4. Give attention and affection daily: Most people give their cars tune-ups, this tip is like giving your child a tantrum-preventing tune up. Children seem to be able to handle life better when they’ve had that quality time with mom or dad. Play blocks with your toddler, read with your toddler, eat dinner with your toddler, clean up toys with your toddler. Give them positive praise. When you help them feel good about themselves and show them they will get your attention without a meltdown they won’t feel the need to throw temper tantrums as often to get it.

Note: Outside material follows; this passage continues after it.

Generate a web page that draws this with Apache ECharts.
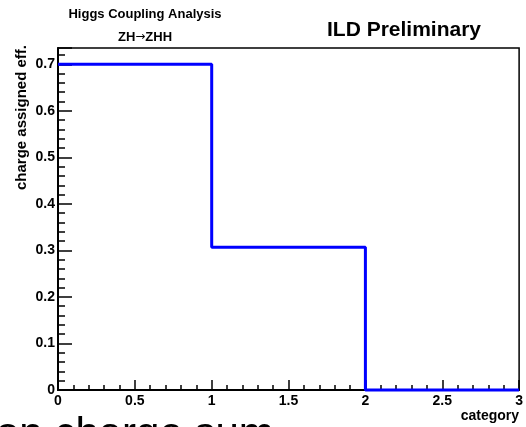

5. Praise every step in the right direction: If yesterday your child threw a huge fit when it was time to put his/her shoes on and this morning went great, say “I’m so proud of you for putting your shoes on without throwing a fit today. Good job!”. Anytime you see improvements, focus on the good and show them how happy you are with them! This seems to work so much better than focusing on the bad and showing them how upset you are with them. Your happiness helps calm them down (anger does not have the same effect). Also, you are showing them they are capable of doing things right! And what toddler doesn’t love feeling like they can do something right?!? Double up on the praise at this age and you will see them enjoy making the right choices.

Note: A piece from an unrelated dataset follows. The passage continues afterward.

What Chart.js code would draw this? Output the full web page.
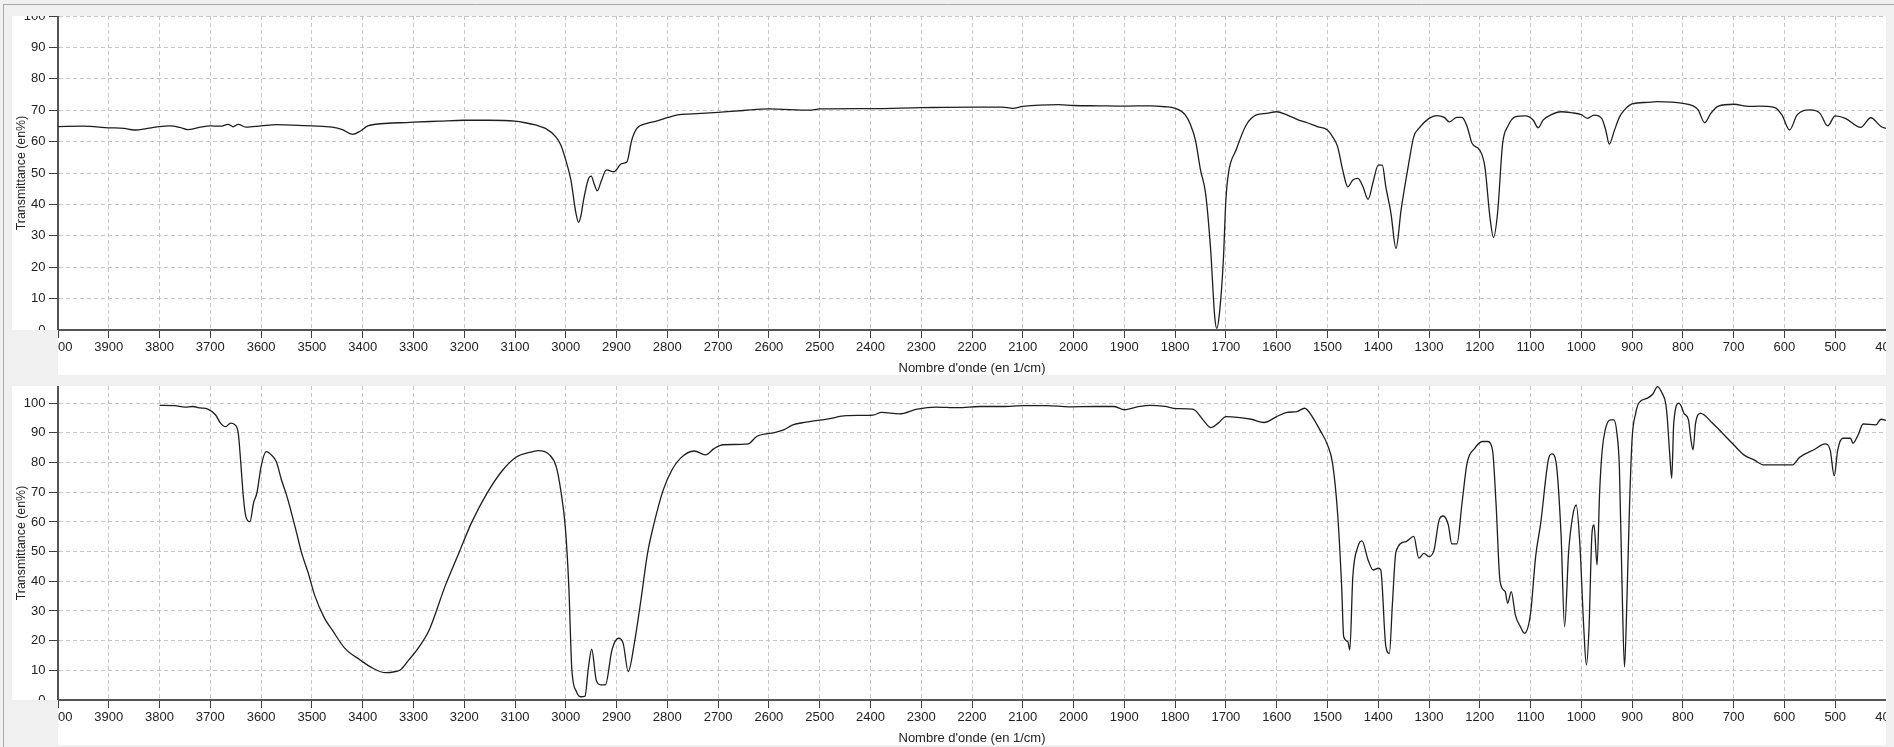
<!DOCTYPE html>
<html><head><meta charset="utf-8">
<script src="https://cdn.jsdelivr.net/npm/chart.js@4.4.1/dist/chart.umd.min.js"></script>
<style>
html,body{margin:0;padding:0;background:#f0f0f0;overflow:hidden}
#wrap{position:relative;width:1894px;height:747px}
canvas{position:absolute;left:0}
#c1{top:0}
#c2{top:376px}
</style></head><body>
<div id="wrap"><canvas id="c1" width="1894" height="376"></canvas><canvas id="c2" width="1894" height="371"></canvas></div>
<script>
// ---------- data ----------
const topWavenumbers = [4000,3950,3900,3870,3850,3820,3800,3780,3760,3745,3720,3700,3680,3665,3655,3645,3630,3600,3570,3550,3500,3460,3440,3420,3405,3390,3370,3330,3300,3250,3200,3150,3100,3080,3060,3040,3020,3010,3000,2990,2980,2975,2970,2965,2955,2950,2944,2938,2930,2920,2905,2890,2880,2870,2860,2840,2820,2800,2780,2750,2700,2650,2600,2520,2500,2400,2300,2200,2140,2120,2100,2030,2000,1950,1900,1850,1820,1800,1780,1770,1760,1750,1740,1730,1722,1718,1712,1705,1700,1695,1680,1660,1640,1620,1600,1580,1560,1540,1520,1500,1490,1480,1470,1460,1450,1440,1430,1420,1410,1400,1392,1385,1375,1365,1355,1340,1330,1320,1300,1285,1270,1260,1245,1235,1225,1215,1200,1190,1180,1173,1165,1155,1145,1130,1110,1095,1085,1075,1060,1040,1020,1000,988,975,960,952,945,935,925,915,900,870,850,800,780,770,757,745,730,700,670,650,620,605,590,575,550,530,515,500,480,450,430,410,400];
const topTransmittance = [64.8,64.9,64.4,64.2,63.7,64.3,64.8,65.0,64.5,63.8,64.6,65.0,64.9,65.5,64.7,65.5,64.6,65.0,65.4,65.3,65.0,64.6,63.8,62.3,63.3,65.0,65.6,66.0,66.2,66.5,66.8,66.8,66.5,66.0,65.3,64.2,61.6,59.0,54.1,47.8,37.2,34.3,36.5,41.4,48.3,49.0,46.5,44.3,47.5,51.0,50.4,53.0,53.4,60.5,64.2,65.8,66.6,67.6,68.5,68.8,69.3,69.9,70.4,70.0,70.4,70.5,70.8,71.0,71.0,70.6,71.2,71.8,71.5,71.4,71.3,71.4,71.1,70.6,68.5,65.5,60.5,51.0,43.5,25.5,4.2,0.5,6.4,22.3,41.4,49.9,57.3,65.3,68.5,69.0,69.5,68.5,67.1,66.0,64.8,63.7,61.6,58.4,51.0,45.6,47.8,48.3,45.6,41.6,47.2,52.5,52.5,45.6,37.2,26.0,38.2,53.0,61.6,64.2,67.4,68.3,67.7,66.3,67.7,67.7,64.8,59.4,57.3,52.0,36.0,29.5,37.2,59.4,64.8,67.9,68.2,66.9,64.4,66.9,68.5,69.5,69.2,68.6,67.4,68.4,67.4,63.7,59.2,63.5,67.8,70.1,72.0,72.5,72.7,72.2,71.4,70.1,66.0,69.0,71.3,71.9,71.2,71.3,70.9,68.5,63.7,68.5,70.1,69.0,65.0,68.2,67.4,64.5,67.6,64.8,64.2];

const bottomWavenumbers = [3800,3770,3750,3735,3720,3705,3690,3680,3670,3660,3652,3645,3640,3635,3630,3622,3615,3608,3600,3590,3580,3570,3560,3550,3540,3530,3520,3507,3495,3475,3460,3435,3405,3380,3355,3335,3326,3309,3291,3269,3238,3212,3186,3155,3124,3098,3072,3054,3032,3019,3010,3001,2994,2988,2979,2971,2962,2956,2949,2940,2931,2922,2909,2896,2887,2877,2865,2852,2839,2826,2808,2791,2774,2747,2725,2708,2690,2641,2624,2589,2571,2553,2527,2483,2448,2395,2378,2343,2308,2272,2228,2185,2141,2097,2053,2009,1956,1920,1900,1870,1850,1820,1800,1765,1745,1730,1715,1700,1650,1625,1600,1580,1560,1545,1530,1515,1500,1490,1480,1472,1468,1460,1456,1450,1440,1432,1420,1410,1400,1395,1385,1378,1372,1365,1345,1330,1320,1310,1300,1290,1280,1272,1262,1255,1245,1235,1225,1210,1195,1185,1175,1168,1160,1150,1145,1138,1130,1120,1112,1100,1090,1080,1065,1058,1050,1040,1033,1025,1017,1010,1003,995,990,985,979,975,969,964,959,953,943,936,930,925,920,915,910,905,900,893,887,870,859,850,841,834,831,826,822,818,808,803,798,789,785,780,775,765,742,722,700,680,660,640,600,585,570,540,520,510,502,495,485,470,465,455,445,420,410,400];
const bottomTransmittance = [99.3,99.2,98.7,98.9,98.4,98.0,96.1,93.3,92.1,93.3,92.8,89.9,79.8,68.5,61.8,60.1,66.3,70.0,78.7,83.7,82.6,80.3,74.2,69.1,62.9,56.2,49.4,42.7,35.5,27.5,23.6,17.4,13.5,10.7,9.2,9.6,10.1,13.5,17.4,23.6,38.2,48.9,59.6,69.7,77.5,81.8,83.4,84.0,82.6,78.7,70.8,58.4,38.2,10.1,2.8,1.1,1.3,10.1,17.1,6.7,5.1,5.1,16.9,20.8,19.1,9.6,19.1,33.7,49.4,59.6,70.8,77.5,81.5,83.9,82.6,84.7,86.0,86.3,88.8,90.1,91.0,92.7,93.6,94.7,95.8,96.0,96.9,96.4,98.0,98.7,98.5,98.9,98.9,99.2,99.2,98.8,98.9,98.9,97.8,98.9,99.3,98.9,98.2,98.0,94.4,91.8,93.3,95.5,94.6,93.5,95.5,96.9,97.2,98.3,95.5,91.0,86.0,79.8,62.9,38.2,21.3,19.7,16.9,41.6,51.7,53.6,47.2,43.8,44.4,43.8,18.0,15.7,32.6,50.0,53.4,55.1,47.8,49.4,48.3,50.6,60.7,62.0,59.0,52.6,52.6,66.3,79.8,84.8,87.1,87.1,84.3,66.3,39.9,36.5,32.6,36.5,28.7,24.7,22.5,29.2,48.3,59.6,80.9,82.9,80.3,56.0,24.7,50.0,62.0,65.7,52.8,23.6,11.8,23.6,56.2,59.0,45.5,70.0,84.0,91.0,94.4,94.4,90.0,78.0,40.0,11.2,35.0,66.0,88.0,96.6,100.0,101.7,103.1,105.6,103.4,100.0,95.5,83.0,74.7,93.3,100.0,98.9,96.6,94.4,88.8,84.3,93.3,96.6,93.3,89.9,86.0,82.6,80.9,79.2,79.2,79.2,81.8,84.5,86.3,84.3,75.5,84.3,88.2,88.2,86.5,89.3,93.0,92.7,94.6,94.2];

const xMin = 400, xMax = 4000, xTickStep = 100;
const yTickStep = 10;
const topYMax = 100, bottomYMax = 105.8;
const xTitle = "Nombre d'onde (en 1/cm)";
const yTitle = "Transmittance (en%)";

// ---------- drawing ----------
const W = 1894;
const FONT = "'Liberation Sans', Arial, sans-serif";
const GRAY = '#f0f0f0';

const framePlugin = {
  id: 'frame',
  beforeDraw(chart, args, o) {
    const ctx = chart.ctx, H = chart.height, a = chart.chartArea;
    ctx.save();
    ctx.fillStyle = GRAY; ctx.fillRect(0, 0, W, H);
    ctx.fillStyle = '#ffffff';
    ctx.fillRect(12, a.top, a.right - 12, a.bottom - a.top);
    ctx.fillRect(a.left, a.bottom, a.right - a.left, o.axisBottom - a.bottom);
    ctx.restore();
  },
  afterDraw(chart, args, o) {
    const ctx = chart.ctx, H = chart.height, a = chart.chartArea;
    ctx.save();
    ctx.fillStyle = GRAY;
    ctx.fillRect(0, 0, W, a.top);
    ctx.fillRect(0, 0, 12, H);
    ctx.fillRect(a.right, 0, W - a.right, H);
    ctx.fillRect(0, a.bottom, a.left, H - a.bottom);
    ctx.fillRect(0, o.axisBottom, W, H - o.axisBottom);
    ctx.strokeStyle = '#a8a8a8'; ctx.lineWidth = 1;
    ctx.beginPath();
    ctx.moveTo(3.5, o.frameTop); ctx.lineTo(3.5, H);
    if (o.frameTop > 0) { ctx.moveTo(3, o.frameTop + 0.5); ctx.lineTo(W, o.frameTop + 0.5); }
    ctx.stroke();
    ctx.restore();
  }
};

function makeChart(id, xs, ys, yMax, g) {
  const pts = xs.map((x, i) => ({x: x, y: ys[i]}));
  return new Chart(document.getElementById(id), {
    type: 'line',
    data: { datasets: [{ data: pts, borderColor: '#1e1e1e', borderWidth: 1.3, pointRadius: 0,
      cubicInterpolationMode: 'monotone', fill: false }] },
    plugins: [framePlugin],
    options: {
      responsive: false, animation: false, events: [], devicePixelRatio: 1,
      layout: { padding: { left: 10, right: 8, top: g.plotTop, bottom: 0 } },
      plugins: { legend: { display: false }, tooltip: { enabled: false },
        frame: { axisBottom: g.axisBottom, frameTop: g.frameTop } },
      scales: {
        x: {
          type: 'linear', reverse: true, min: xMin, max: xMax,
          grid: { color: '#c6c6c6', lineWidth: 1, tickColor: '#404040', tickLength: 8, tickWidth: 1 },
          border: { display: true, color: '#555555', width: 2, dash: [4, 3] },
          ticks: { stepSize: xTickStep, autoSkip: false, maxRotation: 0, minRotation: 0, padding: 2,
            color: '#222222', font: { family: FONT, size: 13 }, callback: v => String(v) },
          title: { display: true, text: xTitle, color: '#222222', font: { family: FONT, size: 13 },
            padding: { top: 0, bottom: g.titlePad } },
          afterFit(s) { s.height = g.canvasH - g.plotBottom; s.paddingLeft = 0; s.paddingRight = 0; s.paddingTop = 0; s.paddingBottom = 0; }
        },
        y: {
          type: 'linear', min: 0, max: yMax,
          grid: { color: '#c6c6c6', lineWidth: 1, tickColor: '#404040', tickLength: 9, tickWidth: 1 },
          border: { display: true, color: '#555555', width: 2, dash: [4, 3] },
          ticks: { stepSize: yTickStep, padding: 3.5, color: '#222222', font: { family: FONT, size: 13 },
            callback: v => String(v) },
          afterBuildTicks(s) { s.ticks = s.ticks.filter(t => Math.abs(t.value / yTickStep - Math.round(t.value / yTickStep)) < 1e-6); },
          title: { display: true, text: yTitle, color: '#222222', font: { family: FONT, size: 12.4 },
            padding: { top: 4.5, bottom: 0 } },
          afterFit(s) { s.width = 48; s.paddingLeft = 0; s.paddingRight = 0; s.paddingTop = 0; s.paddingBottom = 0; }
        }
      }
    }
  });
}

makeChart('c1', topWavenumbers, topTransmittance, topYMax,
  { plotTop: 16, plotBottom: 330, canvasH: 376, axisBottom: 375, frameTop: 4, titlePad: 0 });
makeChart('c2', bottomWavenumbers, bottomTransmittance, bottomYMax,
  { plotTop: 10, plotBottom: 324, canvasH: 371, axisBottom: 369, frameTop: 0, titlePad: 1 });
</script>
</body></html>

6. Set Expectations: You are already letting your child know what’s coming up next, now just remember to also set expectations. It’s easy really, just say something like this: “Tonight we are going to eat at a restaurant. Mommy needs you to stay in your seat when we eat. So you have to sit down at dinner, no standing up, no walking around, no screaming. Gotta sit down. Gotta talk soft.” You can say it without the baby-talk if you prefer, but let them know what you want from them in a calm voice and every few minutes repeat yourself again. You can’t expect a toddler to understand social rules. You have to tell them, calmly and patiently, and in a way they can understand. Let them know you believe they can do it, and after the event talk to them again. Tell them something like this, “_____(child’s name) did so good at the restaurant. You ate your food, you sat in your seat, you were quiet! Good Job!” Let them know that you notice when they meet your expectations. With expectations, your child understands what s/he should do in a situation and this can definitely help prevent temper tantrums!

Remember, you can help prevent temper tantrums. When you stick with a routine, keep your toddler’s needs met, let them know what’s coming, give plenty of good attention and praise, and set expectations you are setting your child up for success. And that success should mean fewer temper tantrums!